Current guidance suggests treating third-party actions as untrusted until pinned, reviewed, and limited by scope. It also suggests that internal repositories are not automatically safe; NHIMG’s State of Secrets Sprawl 2026 notes internal repos are far more likely to contain secrets than public ones, which means private visibility does not equal control. The CI/CD pipeline exploitation case study is a useful reminder that compromise often starts in automation, then pivots into cloud credentials, not the other way around.

There is no universal standard for GitHub bot governance yet, but best practice is evolving toward zero standing privilege, per-task authorization, and continuous revocation. Teams should also watch for edge cases such as fork-based pull requests, self-hosted runners, and AI coding assistants that can mint or reuse secrets faster than human review can intervene.

When those conditions line up, a repository incident stops being a code-quality issue and becomes a multi-system identity failure.

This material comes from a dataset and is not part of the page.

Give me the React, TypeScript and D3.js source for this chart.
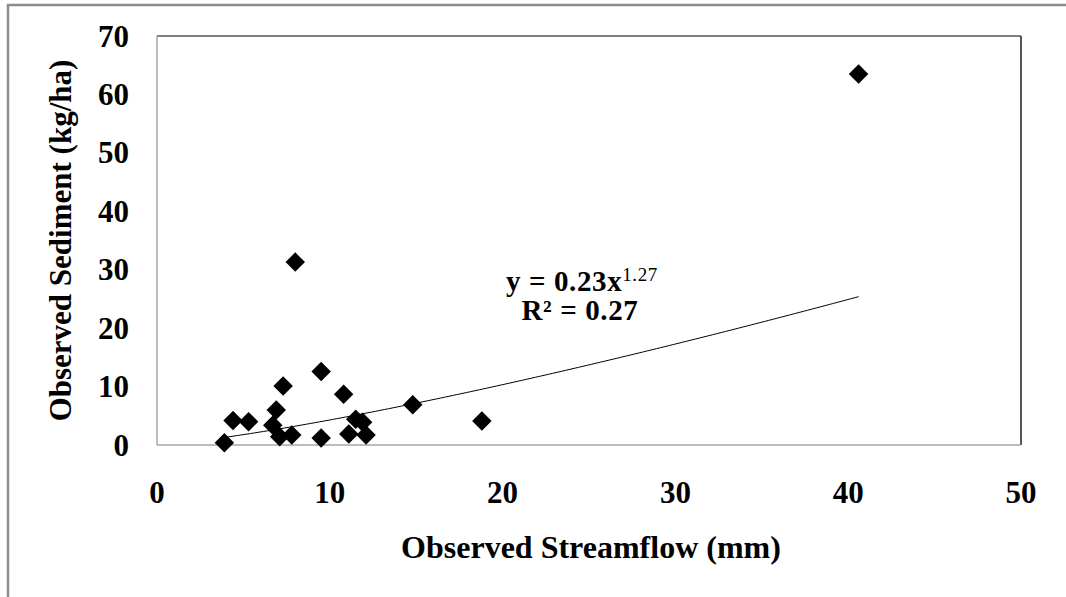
import React from "react"
import * as d3 from "d3"

// observed streamflow (mm) and sediment (kg/ha)
const streamflow = [3.9, 4.4, 5.3, 6.9, 6.7, 7.1, 7.8, 7.3, 8.0, 9.5, 9.5, 10.8, 11.1, 11.5, 11.9, 12.1, 14.8, 18.8, 40.6]
const sediment = [0.4, 4.2, 4.0, 6.0, 3.4, 1.4, 1.7, 10.1, 31.3, 12.6, 1.2, 8.7, 1.9, 4.4, 3.9, 1.7, 6.9, 4.1, 63.5]
const xTicks = [0, 10, 20, 30, 40, 50]
const yTicks = [0, 10, 20, 30, 40, 50, 60, 70]
// power trendline y = a * x^b
const fitA = 0.23
const fitB = 1.27
const fitR2 = 0.27

const W = 1066
const H = 597
const FONT = "'Liberation Serif', 'Times New Roman', serif"

const App = () => {
    const margin = { left: 157, right: 1066 - 1021, top: 36, bottom: 597 - 445 }
    const x = d3.scaleLinear().domain([0, 50]).range([margin.left, W - margin.right])
    const y = d3.scaleLinear().domain([0, 70]).range([H - margin.bottom, margin.top])

    const points = streamflow.map((v, i) => [v, sediment[i]] as [number, number])

    // trendline across the range of the data
    const [xMin, xMax] = d3.extent(streamflow) as [number, number]
    const fitX = d3.range(xMin, xMax, 0.25).concat([xMax])
    const fitLine = d3.line<number>()
        .x(d => x(d))
        .y(d => y(fitA * Math.pow(d, fitB)))(fitX)

    const diamond = d3.symbol().type(d3.symbolSquare).size(190)()

    const x0 = x(0), x1 = x(50), y0 = y(0), y1 = y(70)

    return (
        <svg width={W} height={H} style={{ position: "absolute", left: 0, top: 0, background: "#fff" }}
            fontFamily={FONT} fontWeight="bold">
            {/* outer chart frame */}
            <rect x={8} y={5} width={W + 20} height={H + 20} fill="#fff" stroke="#8c8c8c" strokeWidth={2.5} />

            {/* plot area frame */}
            <line x1={x0} x2={x1} y1={y1} y2={y1} stroke="#000" strokeWidth={1} />
            <line x1={x1} x2={x1} y1={y1} y2={y0} stroke="#555" strokeWidth={2} />
            <line x1={x0} x2={x0} y1={y1} y2={y0} stroke="#a6a6a6" strokeWidth={1.5} />
            <line x1={x0} x2={x1} y1={y0} y2={y0} stroke="#a6a6a6" strokeWidth={1.5} />

            {/* tick labels */}
            {yTicks.map(t => (
                <text key={"y" + t} x={129} y={y(t)} dy="0.34em" textAnchor="end" fontSize={31}>{t}</text>
            ))}
            {xTicks.map(t => (
                <text key={"x" + t} x={x(t)} y={503} textAnchor="middle" fontSize={31}>{t}</text>
            ))}

            {/* axis titles */}
            <text x={591} y={558} textAnchor="middle" fontSize={32}>Observed Streamflow (mm)</text>
            <text transform={`translate(71, ${(y0 + y1) / 2}) rotate(-90)`} textAnchor="middle" fontSize={31}>
                Observed Sediment (kg/ha)
            </text>

            {/* trendline */}
            <path d={fitLine ?? ""} fill="none" stroke="#000" strokeWidth={1} />

            {/* points */}
            {points.map((p, i) => (
                <path key={i} d={diamond ?? ""} transform={`translate(${x(p[0])}, ${y(p[1])}) rotate(45)`} fill="#000" />
            ))}

            {/* equation */}
            <text x={582} y={291} textAnchor="middle" fontSize={29} letterSpacing={0.6}>
                y = {fitA}x<tspan fontSize={19} fontWeight="normal" dy={-10}>{fitB}</tspan>
            </text>
            <text x={580} y={320} textAnchor="middle" fontSize={29} letterSpacing={0.6}>R² = {fitR2}</text>
        </svg>
    )
}

export default App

Standards & Framework Alignment

This section maps relevant standards and security frameworks to the operational risks and controls described in this guidance.

OWASP Non-Human Identity Top 10, OWASP Agentic AI Top 10 and CSA MAESTRO define the specific risk controls and attack patterns relevant to this topic.

Framework Control / Reference Relevance
OWASP Non-Human Identity Top 10 NHI-01 Directly addresses non-human identities and their access paths in GitHub.
OWASP Agentic AI Top 10 A-03 Covers autonomous tool use and runtime access decisions for bots.
CSA MAESTRO GOV-02 Relevant to governance for machine identities in automated pipelines.

Inventory every GitHub bot and service identity, then scope and review each credential separately.